Hwang Jang Yop Dies at 87

Hwang Jang Yop survived multiple purges and power struggles, a defection, at least one assassination attempt, and 87 years in some especially cruel places and times. I was ambivalent about Hwang, who became Kim Jong Il’s strongest critic, but who still defended the juche ideology as misunderstood and misinterpreted by its more recent oracles. We can appreciate what Hwang did to expose the system’s ruthlessness, even as we must recognize that he probably stepped on plenty of skulls to ascend to its higher ranks.

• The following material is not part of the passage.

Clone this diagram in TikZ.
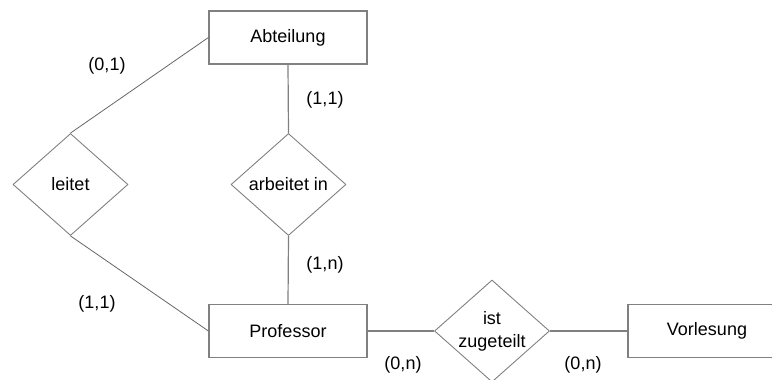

When my wife told me that Hwang had died, the first thing I wondered was whether it was of natural causes. Officially, the answer is “yes,” and I see no reason to question that, given Hwang’s advanced age. Still, South Koreans love a good conspiracy theory, or even a bad one. The fact that two officers of the Reconnaissance Bureau of the North Korean Workers’ Party pled guilty to charges of trying to give Hwang the Trotsky treatment just months ago would be as good a basis for a conspiracy theory as, say, any of the completely baseless ones that have caught fire on Naver recently. But because a conspiracy theory’s traction is a function of ideology, rather than plausibility, I’d bet that any conspiracy theories about Hwang won’t likely involve any North Korean agents bearing ice-axes.